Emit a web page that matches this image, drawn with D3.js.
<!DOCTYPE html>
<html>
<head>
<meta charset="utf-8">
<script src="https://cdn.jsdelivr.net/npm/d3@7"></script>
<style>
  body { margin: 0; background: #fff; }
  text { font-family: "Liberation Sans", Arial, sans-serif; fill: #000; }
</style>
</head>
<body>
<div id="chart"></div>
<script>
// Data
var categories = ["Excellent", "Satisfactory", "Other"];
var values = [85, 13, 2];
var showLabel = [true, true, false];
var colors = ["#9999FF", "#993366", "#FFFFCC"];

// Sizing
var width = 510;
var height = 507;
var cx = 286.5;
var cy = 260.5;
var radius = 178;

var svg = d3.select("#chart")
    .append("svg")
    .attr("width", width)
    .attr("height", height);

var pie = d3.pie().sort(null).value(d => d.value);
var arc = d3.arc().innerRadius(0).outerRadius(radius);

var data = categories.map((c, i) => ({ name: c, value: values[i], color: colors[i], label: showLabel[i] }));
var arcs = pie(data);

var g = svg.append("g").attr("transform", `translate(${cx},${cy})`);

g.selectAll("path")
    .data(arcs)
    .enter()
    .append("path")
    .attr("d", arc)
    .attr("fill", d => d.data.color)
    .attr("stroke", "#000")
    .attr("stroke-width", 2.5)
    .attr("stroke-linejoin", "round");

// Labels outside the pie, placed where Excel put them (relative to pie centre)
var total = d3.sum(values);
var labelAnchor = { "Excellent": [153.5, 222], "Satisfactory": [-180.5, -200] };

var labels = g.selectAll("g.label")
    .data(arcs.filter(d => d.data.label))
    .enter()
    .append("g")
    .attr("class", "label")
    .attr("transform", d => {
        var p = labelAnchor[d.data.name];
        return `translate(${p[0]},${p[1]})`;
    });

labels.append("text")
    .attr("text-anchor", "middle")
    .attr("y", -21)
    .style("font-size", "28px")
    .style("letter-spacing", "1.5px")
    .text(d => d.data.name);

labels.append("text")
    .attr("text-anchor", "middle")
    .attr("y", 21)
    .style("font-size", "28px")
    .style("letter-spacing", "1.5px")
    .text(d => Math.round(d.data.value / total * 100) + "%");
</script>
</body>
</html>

-=-=-=-=-

» Task requirements: Transcribe the data above in full, exactly.

» Problem solution:
Emit a web page that matches this image, drawn with D3.js.
<!DOCTYPE html>
<html>
<head>
<meta charset="utf-8">
<script src="https://cdn.jsdelivr.net/npm/d3@7"></script>
<style>
  body { margin: 0; background: #fff; }
  text { font-family: "Liberation Sans", Arial, sans-serif; fill: #000; }
</style>
</head>
<body>
<div id="chart"></div>
<script>
// Data
var categories = ["Excellent", "Satisfactory", "Other"];
var values = [85, 13, 2];
var showLabel = [true, true, false];
var colors = ["#9999FF", "#993366", "#FFFFCC"];

// Sizing
var width = 510;
var height = 507;
var cx = 286.5;
var cy = 260.5;
var radius = 178;

var svg = d3.select("#chart")
    .append("svg")
    .attr("width", width)
    .attr("height", height);

var pie = d3.pie().sort(null).value(d => d.value);
var arc = d3.arc().innerRadius(0).outerRadius(radius);

var data = categories.map((c, i) => ({ name: c, value: values[i], color: colors[i], label: showLabel[i] }));
var arcs = pie(data);

var g = svg.append("g").attr("transform", `translate(${cx},${cy})`);

g.selectAll("path")
    .data(arcs)
    .enter()
    .append("path")
    .attr("d", arc)
    .attr("fill", d => d.data.color)
    .attr("stroke", "#000")
    .attr("stroke-width", 2.5)
    .attr("stroke-linejoin", "round");

// Labels outside the pie, placed where Excel put them (relative to pie centre)
var total = d3.sum(values);
var labelAnchor = { "Excellent": [153.5, 222], "Satisfactory": [-180.5, -200] };

var labels = g.selectAll("g.label")
    .data(arcs.filter(d => d.data.label))
    .enter()
    .append("g")
    .attr("class", "label")
    .attr("transform", d => {
        var p = labelAnchor[d.data.name];
        return `translate(${p[0]},${p[1]})`;
    });

labels.append("text")
    .attr("text-anchor", "middle")
    .attr("y", -21)
    .style("font-size", "28px")
    .style("letter-spacing", "1.5px")
    .text(d => d.data.name);

labels.append("text")
    .attr("text-anchor", "middle")
    .attr("y", 21)
    .style("font-size", "28px")
    .style("letter-spacing", "1.5px")
    .text(d => Math.round(d.data.value / total * 100) + "%");
</script>
</body>
</html>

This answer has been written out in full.